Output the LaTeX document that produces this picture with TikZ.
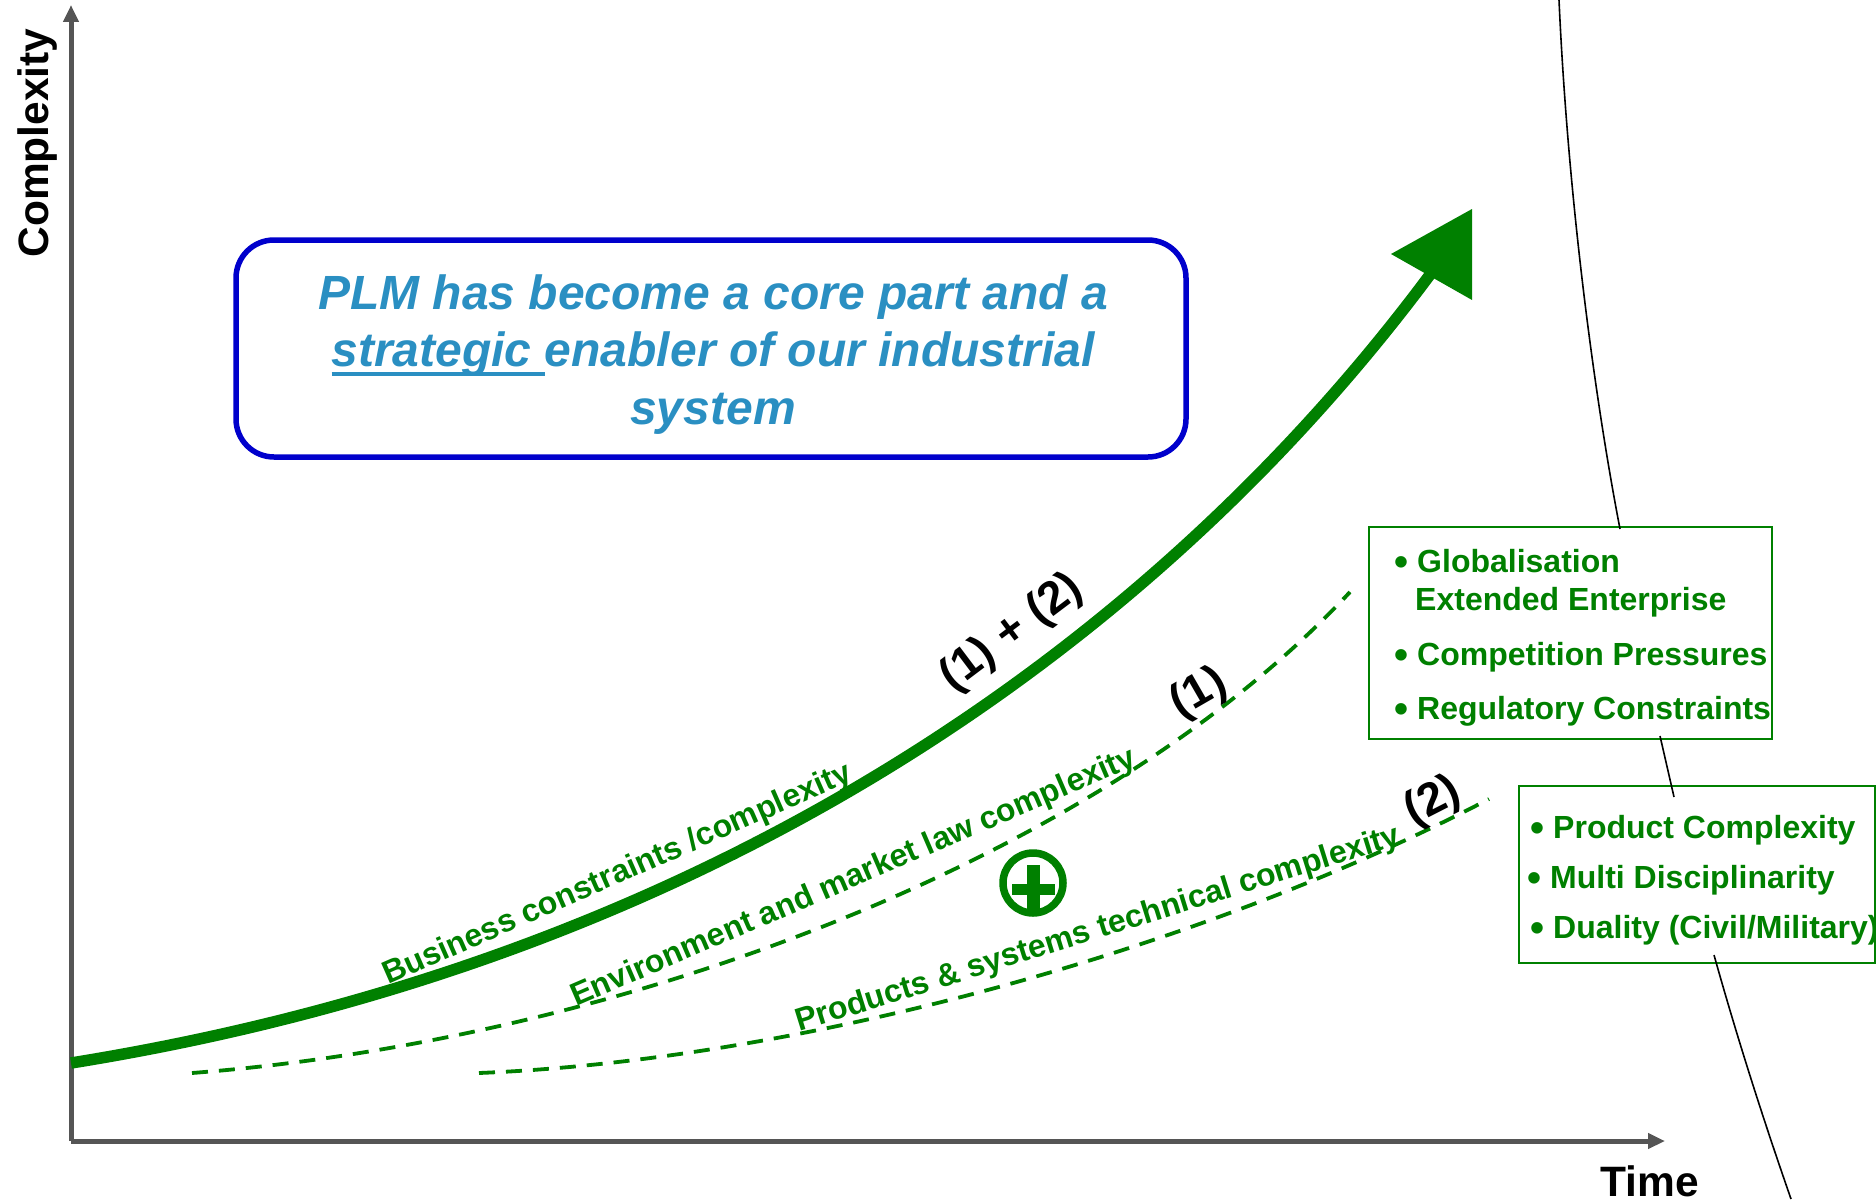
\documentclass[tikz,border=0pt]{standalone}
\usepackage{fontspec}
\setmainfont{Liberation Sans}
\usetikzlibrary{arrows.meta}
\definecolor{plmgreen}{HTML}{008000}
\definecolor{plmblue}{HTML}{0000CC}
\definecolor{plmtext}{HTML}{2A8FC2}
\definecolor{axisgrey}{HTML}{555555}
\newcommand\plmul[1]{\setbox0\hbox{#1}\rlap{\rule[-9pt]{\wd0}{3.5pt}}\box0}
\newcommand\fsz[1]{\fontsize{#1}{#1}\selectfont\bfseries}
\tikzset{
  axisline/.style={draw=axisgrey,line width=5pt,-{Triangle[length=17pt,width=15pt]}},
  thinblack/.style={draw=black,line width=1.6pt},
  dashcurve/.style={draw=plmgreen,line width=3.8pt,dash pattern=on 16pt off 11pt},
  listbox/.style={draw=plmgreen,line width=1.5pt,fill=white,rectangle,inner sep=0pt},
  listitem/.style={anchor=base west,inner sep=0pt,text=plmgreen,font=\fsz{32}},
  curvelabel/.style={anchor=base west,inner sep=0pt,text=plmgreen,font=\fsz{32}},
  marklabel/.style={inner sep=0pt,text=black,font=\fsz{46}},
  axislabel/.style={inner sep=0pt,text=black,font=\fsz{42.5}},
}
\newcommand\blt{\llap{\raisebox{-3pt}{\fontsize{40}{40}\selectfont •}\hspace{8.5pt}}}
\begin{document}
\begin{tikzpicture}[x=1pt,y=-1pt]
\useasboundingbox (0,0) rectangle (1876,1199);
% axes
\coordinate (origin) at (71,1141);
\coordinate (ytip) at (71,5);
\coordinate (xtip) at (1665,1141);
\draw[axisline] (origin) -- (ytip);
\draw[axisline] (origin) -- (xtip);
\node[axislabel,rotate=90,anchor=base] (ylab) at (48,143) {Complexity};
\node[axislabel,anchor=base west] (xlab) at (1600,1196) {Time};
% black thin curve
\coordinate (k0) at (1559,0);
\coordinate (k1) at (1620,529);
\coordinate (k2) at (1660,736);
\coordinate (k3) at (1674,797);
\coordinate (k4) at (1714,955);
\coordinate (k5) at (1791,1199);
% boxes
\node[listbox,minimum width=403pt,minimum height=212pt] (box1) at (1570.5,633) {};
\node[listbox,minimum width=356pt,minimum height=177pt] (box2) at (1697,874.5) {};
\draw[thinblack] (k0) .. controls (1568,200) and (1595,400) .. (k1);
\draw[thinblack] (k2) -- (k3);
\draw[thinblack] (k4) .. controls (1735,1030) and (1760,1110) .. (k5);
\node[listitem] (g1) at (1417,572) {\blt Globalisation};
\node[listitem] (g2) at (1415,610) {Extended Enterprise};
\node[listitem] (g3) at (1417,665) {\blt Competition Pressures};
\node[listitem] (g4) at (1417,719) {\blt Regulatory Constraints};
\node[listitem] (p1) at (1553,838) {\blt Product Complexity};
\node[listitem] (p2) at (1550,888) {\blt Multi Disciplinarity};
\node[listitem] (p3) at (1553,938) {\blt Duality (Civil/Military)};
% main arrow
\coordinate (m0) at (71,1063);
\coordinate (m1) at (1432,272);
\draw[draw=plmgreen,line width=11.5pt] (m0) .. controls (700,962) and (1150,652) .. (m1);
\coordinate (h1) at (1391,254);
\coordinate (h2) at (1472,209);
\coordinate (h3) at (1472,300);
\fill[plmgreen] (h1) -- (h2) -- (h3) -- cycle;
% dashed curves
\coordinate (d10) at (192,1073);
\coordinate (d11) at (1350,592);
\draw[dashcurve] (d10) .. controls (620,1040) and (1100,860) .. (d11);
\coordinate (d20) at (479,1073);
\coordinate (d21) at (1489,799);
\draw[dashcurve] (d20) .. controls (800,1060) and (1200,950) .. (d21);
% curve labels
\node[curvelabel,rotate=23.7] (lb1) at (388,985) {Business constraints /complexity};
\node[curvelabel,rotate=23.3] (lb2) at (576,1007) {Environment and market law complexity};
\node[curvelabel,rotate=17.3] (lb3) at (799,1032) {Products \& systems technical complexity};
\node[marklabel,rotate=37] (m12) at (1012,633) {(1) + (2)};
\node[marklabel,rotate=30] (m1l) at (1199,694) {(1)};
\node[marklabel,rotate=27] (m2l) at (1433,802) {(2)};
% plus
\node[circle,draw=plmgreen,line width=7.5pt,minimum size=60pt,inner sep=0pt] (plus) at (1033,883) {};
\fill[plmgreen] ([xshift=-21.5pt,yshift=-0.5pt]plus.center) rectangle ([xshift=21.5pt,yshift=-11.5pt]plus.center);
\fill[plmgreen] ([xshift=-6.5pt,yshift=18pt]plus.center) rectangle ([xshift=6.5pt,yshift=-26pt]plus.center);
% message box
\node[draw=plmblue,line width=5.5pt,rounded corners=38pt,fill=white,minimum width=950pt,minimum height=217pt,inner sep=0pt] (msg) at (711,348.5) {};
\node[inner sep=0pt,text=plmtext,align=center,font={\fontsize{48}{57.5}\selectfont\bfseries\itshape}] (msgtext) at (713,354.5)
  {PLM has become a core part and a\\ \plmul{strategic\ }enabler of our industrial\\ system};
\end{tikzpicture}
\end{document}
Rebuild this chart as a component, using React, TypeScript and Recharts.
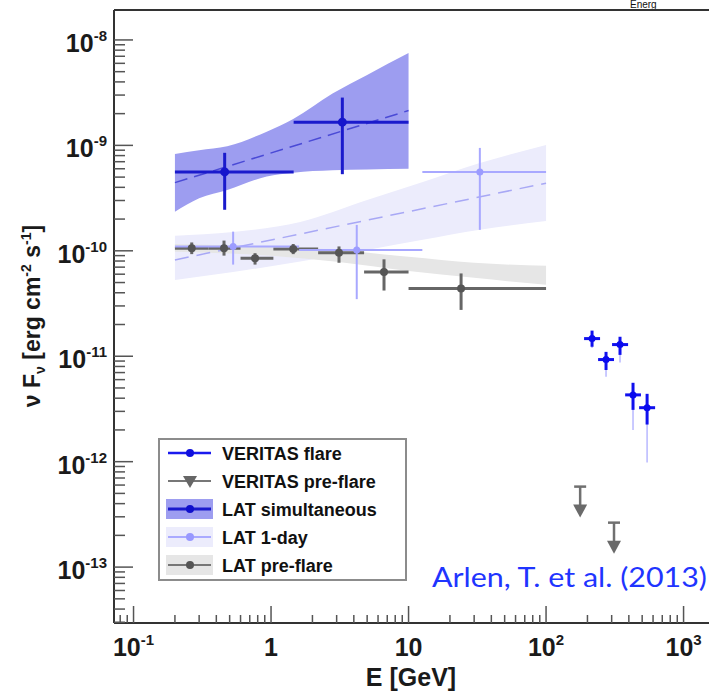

GIVEN INSTRUCTION:
Select the lines that carry the string "this" and copy them.

EXERCISE ANSWER:
Output the LaTeX document that produces this picture with TikZ.
Rebuild this chart as a component, using React, TypeScript and Recharts.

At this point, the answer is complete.